第三に、彼がここにおられるのは、父なる神をあなたに対して現実のものとするためである。神があなたの父であるのは聖霊によることを、あなたは理解する。そしてあなたが神に祈る時、あなたは創造者に、地の基を据えて諸々の惑星を軌道に保っておられる御方に祈っているだけでなく、天におられるあなたの父に祈っているのである。そして、必要を抱えて、助けと助言を求めつつ、あなたの地上の父のもとに行くのとまったく同じように、あなたはあなたの天の父の御許に行くことができるのである。こうして、子たる身分の霊があなたの内に住んでおられるので、あなたは父なる神を理解する。さらに御霊は、われわれがキリストにあって持っている一つ一つの祝福を取り上げて、それらをわれわれに所有させて下さる。彼が悲しんだり、消されたりしていない時、彼はこれを行っておられる。これが御霊の中にある生活である。

それから御霊は、われわれが自分の生活の中で何とかしなければならない問題や困難を引き受けて、それらをわれわれのために神の御旨にしたがって解決して下さる。そのため、外側の生活は自然に内なる生活の表現となる。
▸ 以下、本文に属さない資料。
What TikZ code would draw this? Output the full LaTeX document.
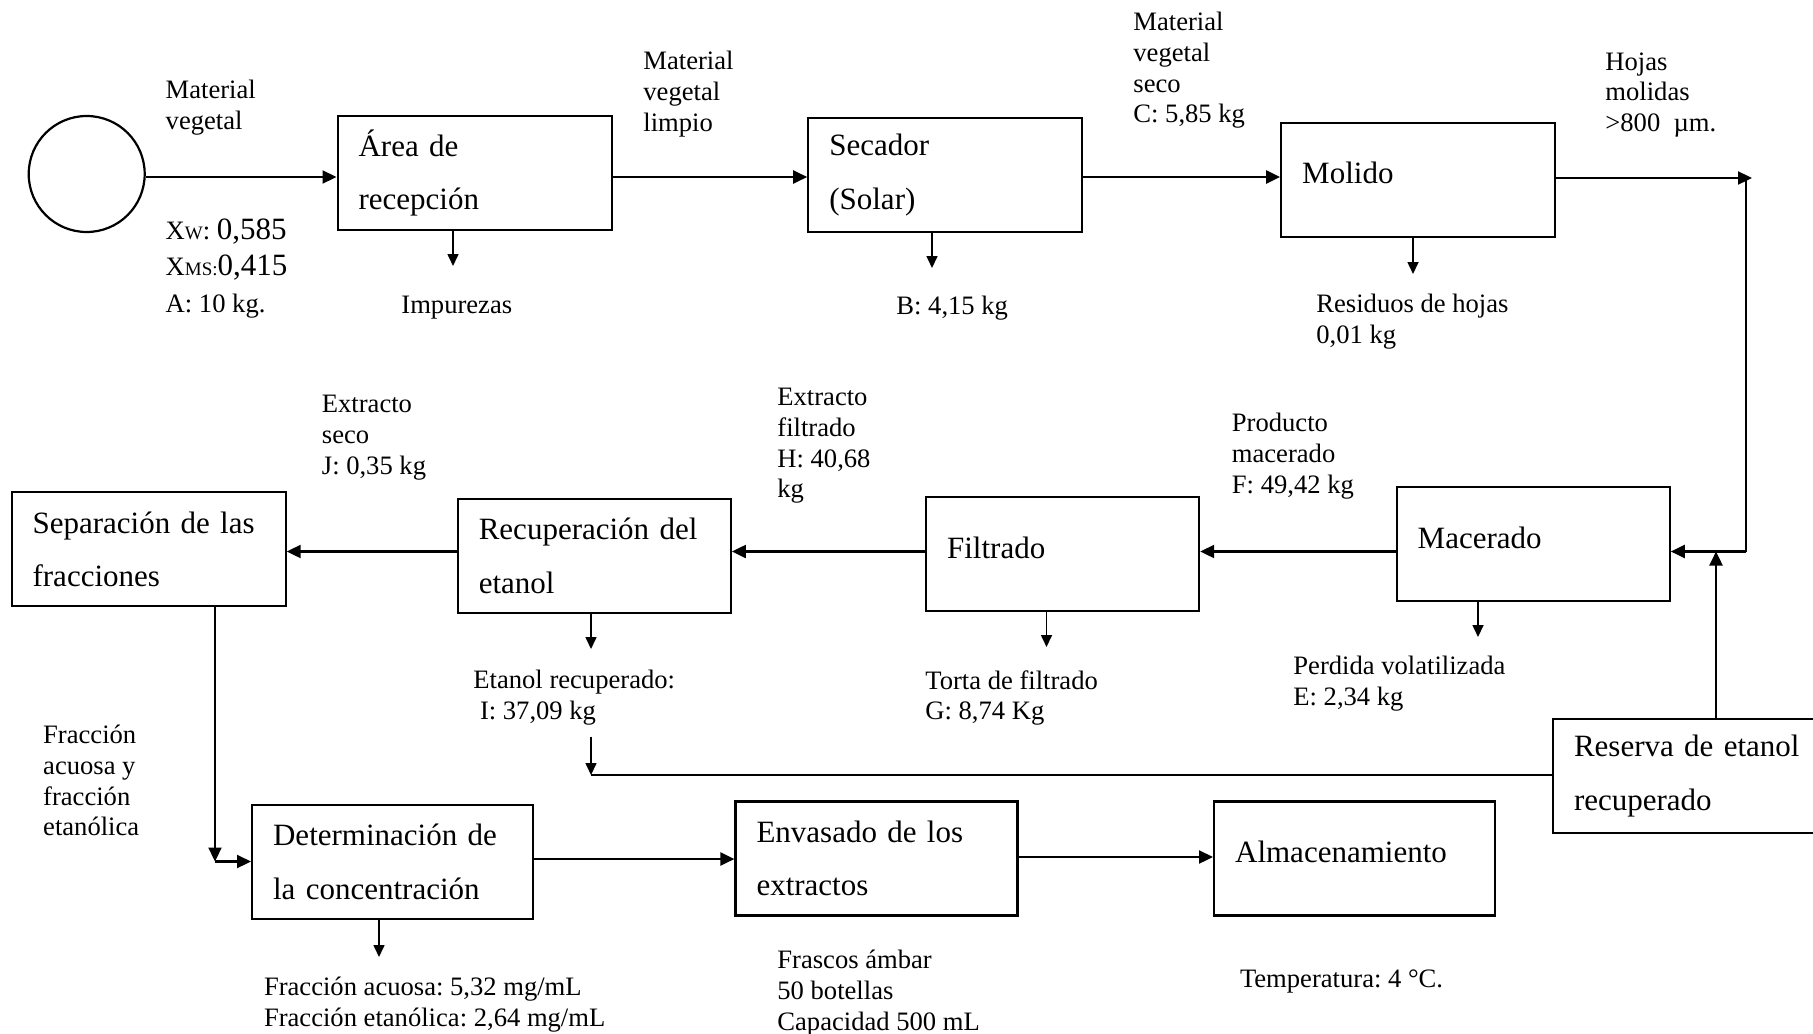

この内なる生活は純粋で、清く、高潔なものであり、愛と優しさに満ち、全人類を愛のまなざしで見渡し、助けの手を差し伸べて蹂躙・抑圧されている人々を立ち上がらせるための機会をうかがっているのである。

この問題は自己の努力や、ヤコブの井戸から労苦して水を汲むことにあるのではない――そうすることは律法に戻ることである。使徒が言うところの「この世の貧弱な要素」に戻ることである。幼稚な事柄に戻ることである――神がわれわれのために持っておられる満ち満ちた豊かさに向かって前進することではない。今から後、あなたはどちらを選ぶのか?湧き上がる泉だろうか、それともヤコブの井戸だろうか?